Celui qui a conçu le domaine entre 1774 à 1786 s’appelait François-Nicolas-Henri Racine du Jonquoy, sieur de Monville et de Thuit. Un grand-père fermier général lui avait laissé une fortune de plus de trois millions de livres. Veuf à 27 ans, sans enfants, « un des plus beaux cavaliers de Paris » au témoignage d’un contemporain, il pouvait consacrer sa vie au plaisir et au domaine de trente-huit hectares qu’il venait d’acquérir. Il possédait par ailleurs un hôtel rue d’Anjou, (abattu au 19ème siècle pour percer le boulevard Malesherbes) dessiné par Boullée, qui était à la pointe de la modernité avec un chauffage central !
En 1774, la mode était à l’apparente liberté des jardins anglais que l’on pouvait agrémenter, à la mode des jardins chinois, de « fabriques », petits bâtiments pittoresques édifiés au détour des allées. (A Paris , le parc Monceau comporte encore quelques vestiges des fabriques conçues pour le duc de Chartres https://passagedutemps.com/2020/11/25/parc-monceau-que-reste-t-il-de-la-folie-du-duc-de-chartres/)

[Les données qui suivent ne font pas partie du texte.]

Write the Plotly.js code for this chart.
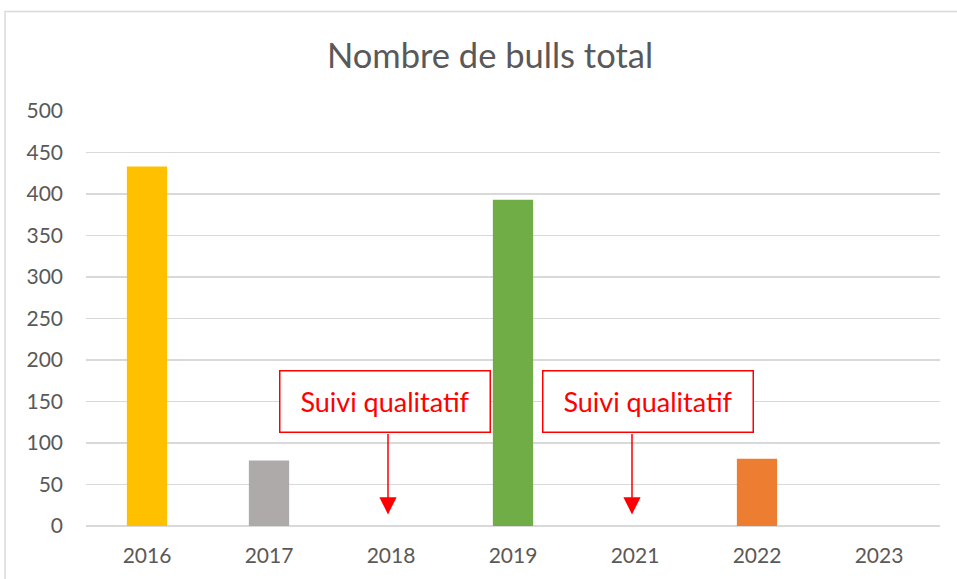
<!DOCTYPE html>
<html>
<head>
<meta charset="utf-8">
<script src="https://cdn.plot.ly/plotly-3.0.1.min.js"></script>
<style>
html,body{margin:0;padding:0;background:#fff;}
#chart{width:957px;height:579px;}
</style>
</head>
<body>
<div id="chart"></div>
<script>
const years = ['2016', '2017', '2018', '2019', '2021', '2022', '2023'];
const bulls = [433, 79, 0, 393, 0, 81, 0];
const barColors = ['#FFC000', '#AEAAAA', '#A5A5A5', '#70AD47', '#4472C4', '#ED7D31', '#5B9BD5'];
const noteYears = ['2018', '2021'];
const noteText = 'Suivi qualitatif';
const noteTipValue = 14;
const noteBoxValue = 150;

const annotations = [];
noteYears.forEach(function (yr, i) {
  const xi = years.indexOf(yr);
  // arrow only
  annotations.push({
    x: xi, y: noteTipValue, xref: 'x', yref: 'y',
    text: '', showarrow: true,
    arrowhead: 2, arrowsize: 2.3, arrowwidth: 1.5, arrowcolor: '#FF0000',
    ax: 0, ay: -82, xshift: -3
  });
  // text box
  annotations.push({
    x: xi, y: noteBoxValue, xref: 'x', yref: 'y',
    text: noteText, showarrow: false,
    xanchor: 'center', yanchor: 'middle',
    xshift: i === 0 ? -6 : 13,
    font: {family: 'Lato, sans-serif', size: 27, color: '#FF0000'},
    bordercolor: '#FF0000', borderwidth: 1.5, borderpad: 2,
    bgcolor: '#FFFFFF',
    width: 205, height: 56
  });
});

const trace = {
  type: 'bar',
  x: years,
  y: bulls,
  marker: {color: barColors, line: {width: 0}},
  hoverinfo: 'x+y'
};

const layout = {
  width: 957, height: 579,
  margin: {l: 86, r: 17, t: 111, b: 53},
  paper_bgcolor: '#FFFFFF', plot_bgcolor: '#FFFFFF',
  font: {family: 'Lato, sans-serif', color: '#595959', size: 21},
  title: {text: 'Nombre de bulls total', font: {family: 'Lato, sans-serif', size: 34.5, color: '#595959'}, x: 0.512, xanchor: 'center', y: 0.903, yanchor: 'middle'},
  bargap: 0.67,
  showlegend: false,
  xaxis: {type: 'category', range: [-0.5, years.length - 0.5], autorange: false, showgrid: false, showline: false, ticks: '', ticklabelstandoff: 15, tickfont: {size: 21, color: '#595959'}, fixedrange: true},
  yaxis: {range: [0, 500], autorange: false, dtick: 50, tick0: 0, showgrid: true, gridcolor: '#D9D9D9', gridwidth: 1.5, zeroline: true, zerolinecolor: '#D9D9D9', zerolinewidth: 1.5, showline: false, ticks: '', ticklabelstandoff: 22, tickfont: {size: 21, color: '#595959'}, fixedrange: true},
  annotations: annotations,
  shapes: [{type: 'rect', xref: 'paper', yref: 'paper', x0: -0.0948, x1: 1.03, y0: -0.15, y1: 1.240, line: {color: '#D9D9D9', width: 1.5}, layer: 'below'}]
};

Plotly.newPlot('chart', [trace], layout, {displayModeBar: false, staticPlot: true});
</script>
</body>
</html>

Les fabriques dessinées par Monville sont consacrées au divertissement, comme l’indiquent le théâtre de verdure et le temple au dieu Pan qui était un salon de musique (Le propriétaire, bon musicien, harpiste de talent qui jouait parfois avec Gluck, a laissé quelques ariettes). Ce pavillon a été la première des fabriques et il faut penser qu’on y célébrait les arts plutôt que des bacchanales pour duchesses et bergères.
Temple au Dieu Pan
Le désert était aussi sûrement une invite à voyager symboliquement à travers les civilisations. L’entrée principale, qui a disparu, était une grotte artificielle, qui représentait la grotte des premiers âges. La franchir et pénétrer dans le domaine, c’était abandonner son vieux moi pour cheminer le long d’un parcours conçu vraisemblablement sur le modèle des chemins de l’initiation (maçonnique ou plus largement spirituelle).
On célébrait les civilisations lointaines. Le pavillon tartare en tôle a été restauré.
Le pavillon tartare
Il est trop tard pour le pavillon chinois si célèbre en son temps qui s’est effondré en 1967 et qui a servi, je crois, de poulailler après avoir été la première demeure de Monville au désert.
Maison chinoise (dessinée par Monville)
Le jardin sacrifie au symbolisme maçonnique avec la colonne détruite qui rappelle tellement la tour de Babel de Breughel l’Ancien. Toute blanche, elle se détache sur le fond des grands arbres avec la netteté d’une image de rêve.
Colonne tronquée
C’est Monville qui avait dessiné dans la muraille ces fausses lézardes, tout à fait fonctionnelles par ailleurs, puisqu’elles éclairaient les pièces de l’étage supérieur.
Il y a une inévitable pyramide, mais est-ce par esprit facétieux que cette forme symbolique sert aussi, bien terrestrement, de garde-manger et de réserve de glace :
Pyramide-glacière
Je suis émue par cet homme qui voulait planter toute une forêt. En 1777, il commande plusieurs milliers d’essences exotiques aux pépinières royales (même s’il n’obtient qu’une infime partie de ses commandes) et installe des serres chaudes où cultiver des fleurs rares. A la Révolution, Monville a dû céder ses biens pour une bouchée de pain. Le Désert alla à un Anglais, puis fut saisi. Le mobilier et les essences rares en pots furent dispersés. Emprisonné sous la Terreur pour anglomanie et sybaritisme, M. de Monville échappe à la guillotine par la chute de Robespierre. Il a alors 60 ans. Il mourra en 1797, d’un abcès dentaire. Il n’aura pas vu grandir ses arbres qui font aussi de ce parc un endroit remarquable.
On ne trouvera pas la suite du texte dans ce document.